The TM technique is also a great way to pass the time during layovers, and some airports even have meditation/yoga rooms, where announcements over the loudspeakers are muted. Just don’t miss your flight!
2. In the car
If you’re carpooling or taking public transport to work, using your commute as time to meditate is a great way to fit your practice into your day. You get to begin your work day on the right foot, and then put it behind you and start your evening feeling refreshed, all without taking a second away from the hours you’re not in a vehicle.
If you’re commuting alone, leave early to beat the traffic, then meditate in your car in the parking lot before work.
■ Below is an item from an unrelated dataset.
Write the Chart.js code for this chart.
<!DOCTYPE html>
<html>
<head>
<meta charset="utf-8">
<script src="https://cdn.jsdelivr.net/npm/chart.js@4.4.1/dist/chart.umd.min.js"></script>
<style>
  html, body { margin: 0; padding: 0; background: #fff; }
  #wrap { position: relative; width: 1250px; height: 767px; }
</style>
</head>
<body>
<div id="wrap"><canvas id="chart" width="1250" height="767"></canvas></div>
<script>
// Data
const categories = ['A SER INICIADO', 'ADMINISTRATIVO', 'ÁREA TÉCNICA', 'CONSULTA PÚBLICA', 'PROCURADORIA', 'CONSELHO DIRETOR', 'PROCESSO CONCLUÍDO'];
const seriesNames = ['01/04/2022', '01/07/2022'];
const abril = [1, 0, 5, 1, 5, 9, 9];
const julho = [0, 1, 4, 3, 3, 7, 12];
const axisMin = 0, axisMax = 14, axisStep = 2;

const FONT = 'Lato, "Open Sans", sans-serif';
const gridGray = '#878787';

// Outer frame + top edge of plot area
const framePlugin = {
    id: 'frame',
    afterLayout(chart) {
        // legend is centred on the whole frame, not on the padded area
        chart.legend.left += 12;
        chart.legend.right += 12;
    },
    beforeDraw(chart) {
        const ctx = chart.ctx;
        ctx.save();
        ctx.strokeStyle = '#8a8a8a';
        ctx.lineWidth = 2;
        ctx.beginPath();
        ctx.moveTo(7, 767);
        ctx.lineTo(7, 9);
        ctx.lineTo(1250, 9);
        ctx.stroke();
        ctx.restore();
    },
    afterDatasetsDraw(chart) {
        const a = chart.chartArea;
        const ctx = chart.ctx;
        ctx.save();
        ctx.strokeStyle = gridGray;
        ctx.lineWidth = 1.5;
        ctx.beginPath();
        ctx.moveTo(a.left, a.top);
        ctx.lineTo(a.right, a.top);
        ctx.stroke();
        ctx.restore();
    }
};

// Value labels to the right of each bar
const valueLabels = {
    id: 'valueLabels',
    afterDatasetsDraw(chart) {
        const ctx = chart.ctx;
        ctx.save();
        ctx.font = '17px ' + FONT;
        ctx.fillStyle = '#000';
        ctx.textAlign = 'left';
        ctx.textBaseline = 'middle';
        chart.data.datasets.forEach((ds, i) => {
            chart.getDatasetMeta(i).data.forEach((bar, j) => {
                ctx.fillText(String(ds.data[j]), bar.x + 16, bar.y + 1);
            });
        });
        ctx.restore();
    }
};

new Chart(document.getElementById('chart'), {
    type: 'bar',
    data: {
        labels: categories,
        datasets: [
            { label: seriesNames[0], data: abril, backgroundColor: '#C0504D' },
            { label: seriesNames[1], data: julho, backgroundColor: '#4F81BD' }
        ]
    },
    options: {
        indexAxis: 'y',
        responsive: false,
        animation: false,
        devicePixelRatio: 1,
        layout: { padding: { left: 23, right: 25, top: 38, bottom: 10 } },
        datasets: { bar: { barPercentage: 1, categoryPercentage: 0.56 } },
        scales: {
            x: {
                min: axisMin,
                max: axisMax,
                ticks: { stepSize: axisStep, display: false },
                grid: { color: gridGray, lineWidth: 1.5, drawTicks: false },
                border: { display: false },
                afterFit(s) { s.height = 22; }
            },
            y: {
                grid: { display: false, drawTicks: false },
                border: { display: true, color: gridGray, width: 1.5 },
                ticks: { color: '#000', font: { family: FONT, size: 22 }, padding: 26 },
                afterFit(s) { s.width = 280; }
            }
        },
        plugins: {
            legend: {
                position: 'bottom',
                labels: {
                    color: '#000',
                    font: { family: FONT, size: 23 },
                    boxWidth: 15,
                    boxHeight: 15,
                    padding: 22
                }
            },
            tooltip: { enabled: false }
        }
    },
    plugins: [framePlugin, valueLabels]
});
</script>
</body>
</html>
And if you’re on a good old fashioned road trip, it’s a quick way to wake up without losing too much time – just pull into a rest stop if you’re alone, or meditate while your companion is driving and then switch (not only do you get rested, you get 20 minutes “away” from whoever you’re sharing the car with).
3. In bed
Whether it’s in a hotel room or in my own apartment, in bed is the place I meditate most. After TM instruction, you’re self-sufficient for life. That means you don’t need a group or a guide, and you don’t need to leave your room. When I wake up in the morning, I brush my teeth and wash my face to make sure I’m fully awake, and then I get right back in bed. 20 minutes later, I feel like everyone imagines they will after they hit the snooze button, but never actually do. And I’ve already brushed my teeth!
4. On the beach, in the mountains, or at a camp ground
Sometimes 5 PM, my favorite time for afternoon TM practice, finds me on a hike or at the beach. Fortunately, both of these are great places to meditate! And on a 90 degree day in Arches National Park, the car is not where you want to be. Just check that you aren’t sitting on an anthill, in a wolf’s den, or amidst a hoard of mosquitos. If you’re at a campsite, you can meditate in your tent, but I prefer to lean against a tree or rock.
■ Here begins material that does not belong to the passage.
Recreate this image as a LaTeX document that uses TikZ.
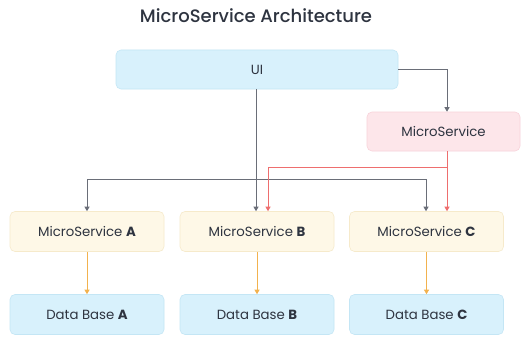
\documentclass[tikz,border=0pt]{standalone}
\usepackage{fontspec}
\setmainfont{Poppins}
\newfontfamily\titlefont{Poppins Medium}
\usetikzlibrary{arrows.meta}
\definecolor{uiblue}{HTML}{D8F1FC}
\definecolor{uiblueline}{HTML}{C4E6F5}
\definecolor{mspink}{HTML}{FDE6EA}
\definecolor{mspinkline}{HTML}{F8D3DA}
\definecolor{msyellow}{HTML}{FEF8E7}
\definecolor{msyellowline}{HTML}{F6EACB}
\definecolor{linkgrey}{HTML}{6A6E78}
\definecolor{linkred}{HTML}{EE6E6E}
\definecolor{linkorange}{HTML}{F2B24E}
\definecolor{textgrey}{HTML}{2E3440}
\tikzset{
  box/.style={draw, rounded corners=5pt, line width=0.6pt, inner sep=0pt,
    font=\fontsize{13.3}{15}\selectfont, text=textgrey},
  uibox/.style={box, fill=uiblue, draw=uiblueline},
  pinkbox/.style={box, fill=mspink, draw=mspinkline},
  yellowbox/.style={box, fill=msyellow, draw=msyellowline},
  link/.style={line width=0.8pt, -{Triangle[length=4.5pt,width=5pt]}},
  greylink/.style={link, draw=linkgrey},
  redlink/.style={link, draw=linkred},
  orangelink/.style={link, draw=linkorange},
}
\begin{document}
\begin{tikzpicture}[x=1pt,y=-1pt]
\useasboundingbox (0,0) rectangle (521,337);
\fill[white] (0,0) rectangle (521,337);

\node[font=\titlefont\fontsize{18}{20}\selectfont, text=textgrey] (title) at (256,16) {MicroService Architecture};

\node[uibox, minimum width=282pt, minimum height=39pt] (ui) at (257,69.5) {UI};
\node[pinkbox, minimum width=153pt, minimum height=39pt] (ms) at (443.5,131.5) {MicroService};

\node[yellowbox, minimum width=154pt, minimum height=40pt] (msa) at (87,231.5) {MicroService \textbf{A}};
\node[yellowbox, minimum width=154pt, minimum height=40pt] (msb) at (257,231.5) {MicroService \textbf{B}};
\node[yellowbox, minimum width=154pt, minimum height=40pt] (msc) at (426.5,231.5) {MicroService \textbf{C}};

\node[uibox, minimum width=154pt, minimum height=40pt] (dba) at (87,314.5) {Data Base \textbf{A}};
\node[uibox, minimum width=154pt, minimum height=40pt] (dbb) at (257,314.5) {Data Base \textbf{B}};
\node[uibox, minimum width=154pt, minimum height=40pt] (dbc) at (426.5,314.5) {Data Base \textbf{C}};

% UI to the side service
\draw[greylink] (ui.east |- 0,69) -| (ms.north -| 447,0);

% UI down to the three services
\coordinate (split) at (256,179);
\draw[greylink] (ui.south -| split) -- (msb.north -| split);
\draw[greylink] (split) -| (msa.north -| 87,0);
\draw[greylink] (split) -| (msc.north -| 426,0);

% side service to B and C
\coordinate (redsplit) at (447,167);
\draw[redlink] (ms.south -| redsplit) -- (msc.north -| redsplit);
\draw[redlink] (redsplit) -| (msb.north -| 268,0);

% services to their databases
\draw[orangelink] (msa) -- (dba);
\draw[orangelink] (msb) -- (dbb);
\draw[orangelink] (msc) -- (dbc);
\end{tikzpicture}
\end{document}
5. At any TM center in the US and around the world
Travelling is fun, but it can be lonely, and sometimes I find myself feeling a little overwhelmed. Finding other people that practice the TM technique and meditating with them is a great way to feel at home when you’re traveling, get grounded, and meet like-minded locals. They’ve probably got some great suggestions about what to do and where to eat! Talk to your local teacher to find out if there is a center or group meditations where you’re traveling.
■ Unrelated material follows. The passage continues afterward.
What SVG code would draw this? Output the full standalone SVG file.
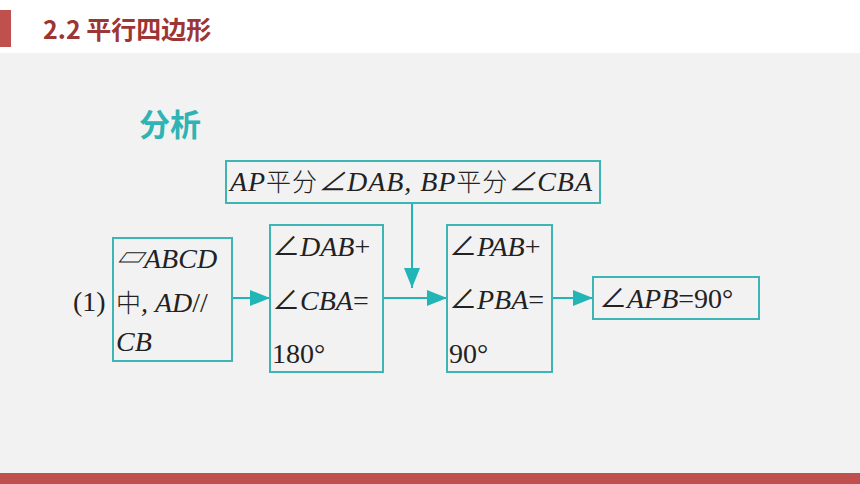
<svg xmlns="http://www.w3.org/2000/svg" width="860" height="484" viewBox="0 0 860 484">
<defs>
<style>
.box{fill:none;stroke:#3db5b5;stroke-width:2}
.t{font-family:"Liberation Serif","Noto Sans CJK SC",serif;font-size:28px;fill:#222}
.i{font-style:italic}
.n{font-style:normal}
.cn{font-family:"Noto Sans CJK SC",sans-serif;font-style:normal;font-size:25px;font-weight:300}
.ln{stroke:#22b5b5;stroke-width:2;fill:none}
</style>
<marker id="ah" viewBox="0 0 20 16" refX="20" refY="8" markerWidth="20" markerHeight="16" markerUnits="userSpaceOnUse" orient="auto">
<path d="M0,0 L20,8 L0,16 Z" fill="#22b5b5"/>
</marker>
</defs>
<rect x="0" y="0" width="860" height="484" fill="#ffffff"/>
<rect x="0" y="53" width="860" height="420" fill="#f2f2f2"/>
<rect x="0" y="473" width="860" height="11" fill="#c0504d"/>
<rect x="0" y="10" width="11" height="37" fill="#c0504d"/>
<text x="43" y="39" font-family="'Noto Sans CJK SC',sans-serif" font-size="25" font-weight="bold" fill="#9e3535">2.2 平行四边形</text>
<text x="139" y="136" font-family="'Noto Sans CJK SC',sans-serif" font-size="31" font-weight="bold" fill="#2fb3b3">分析</text>
<text class="t" x="73" y="311">(1)</text>
<g id="connectors">
<line class="ln" x1="232" y1="298" x2="270" y2="298" marker-end="url(#ah)"/>
<line class="ln" x1="383" y1="298" x2="447" y2="298" marker-end="url(#ah)"/>
<line class="ln" x1="412" y1="203" x2="412" y2="288" marker-end="url(#ah)"/>
<line class="ln" x1="552" y1="298" x2="593" y2="298" marker-end="url(#ah)"/>
</g>
<g id="top">
<rect class="box" x="226" y="161" width="374" height="42"/>
<text class="t i" x="230" y="191" textLength="362" lengthAdjust="spacing">AP<tspan class="cn">平分</tspan>∠DAB, BP<tspan class="cn">平分</tspan>∠CBA</text>
</g>
<g id="n1">
<rect class="box" x="113" y="238" width="119" height="123"/>
<text class="t i" x="116" y="268">▱ABCD</text>
<text class="t" x="116" y="312"><tspan class="cn">中</tspan><tspan class="i">, AD</tspan>//</text>
<text class="t i" x="116" y="351">CB</text>
</g>
<g id="n2">
<rect class="box" x="270" y="225" width="113" height="147"/>
<text class="t" x="272" y="256">∠<tspan class="i">DAB</tspan>+</text>
<text class="t" x="272" y="310">∠<tspan class="i">CBA</tspan>=</text>
<text class="t" x="272" y="363">180°</text>
</g>
<g id="n3">
<rect class="box" x="447" y="225" width="105" height="147"/>
<text class="t" x="449" y="256">∠<tspan class="i">PAB</tspan>+</text>
<text class="t" x="449" y="309">∠<tspan class="i">PBA</tspan>=</text>
<text class="t" x="449" y="363">90°</text>
</g>
<g id="n4">
<rect class="box" x="593" y="277" width="166" height="42"/>
<text class="t" x="599" y="308">∠<tspan class="i">APB</tspan>=90°</text>
</g>
</svg>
6. In churches, temples, or museums
If you’re out sightseeing, you probably don’t want to take the time to go back to your hotel to meditate – there’s so little time and so many things to see! (And if you’re on my kind of budget, your hotel is waaaaay out of the city center.) My solution? The back row in an old church, a quiet hallway of a museum, or a corner in a spacious temple courtyard. I’ve meditated in St. Peter’s Basilica, in the Art Institute of Chicago, and in countless Buddhist temples in China and Thailand.
7. In a waiting room
Nervous? Bored? Tired? Watching the minutes tick by while thinking about the million other things you need to do? You can pass the time, calm your nerves, and get one thing out of the way (while simultaneously improving your ability to handle the rest of your day) by closing your eyes and doing your TM practice.